Badanie dokumentów przez dziennikarzy ma być kontynuowane. ICIJ zapowiedziało, że w najbliższych tygodniach i miesiącach należy spodziewać się publikacji kolejnych artykułów na ten temat.

W wyniku ujawnienia dokumentów w wielu krajach świata wszczęto dochodzenia, a premier Islandii Sigmundur David Gunnlaugsson i jeden z hiszpańskich ministrów musieli podać się do dymisji. Prezydent Islandii Olafur Ragnar Grimsson poinformował, że nie będzie ubiegał się o siódmą kadencję, a Reuters przypomina, że nazwisko jego żony pojawiło się w kontekście panamskiej afery. W Pakistanie opozycja domaga się od premiera Miana Muhammada Nawaza Sharifa ustąpienia ze stanowiska w związku z tym, że trójka jego dzieci figuruje w "Panama Papers".

Specjalny zespół bada polskie wątki afery

Polskie wątki w aferze "Panama Papers" bada specjalny zespół prokuratorów Prokuratury Krajowej w Warszawie, powołany 28 kwietnia przez prokuratora generalnego Zbigniewa Ziobrę. W jego skład weszli także funkcjonariusze Centralnego Biura Antykorupcyjnego, przedstawiciele kontroli skarbowej i resortu finansów.

Minister sprawiedliwości Zbigniew Ziobro zlecił śledztwo delegaturze ds. przestępczości zorganizowanej:

Źródło: TVN24/x-news

Pomoże wprowadzenie o klauzuli o unikaniu opodatkowania?

Analityk domu maklerskiego mBanku, Kamil Maliszewski przypomina, że pieniądze w rajach podatkowych lokowali nie tylko biznesmeni. Wśród ukrywających przychody się między innymi politycy czy sportowcy. Wszystkich, zdaniem eksperta, łączy chęć zyskania na podatkach.

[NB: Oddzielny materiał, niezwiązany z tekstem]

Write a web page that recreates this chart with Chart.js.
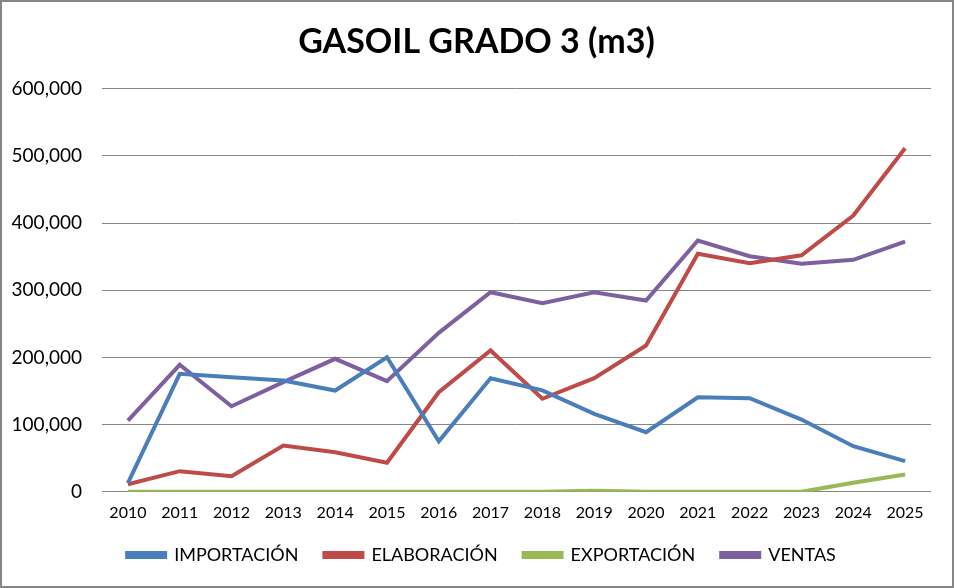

Jego zdaniem budżetowi państw może pomóc wprowadzenie o klauzuli o unikaniu opodatkowania. Optymalizacja podatkowa również wiąże się z wydatkami na założenie firmy w raju podatkowym czy obsługę prawną. Nie wszystkie firmy mogą pozwolić sobie na takie koszty. Klauzula, zdaniem Kamila Maliszewskiego, mogłaby skłonić część korporacji do odprowadzania podatków do budżetu.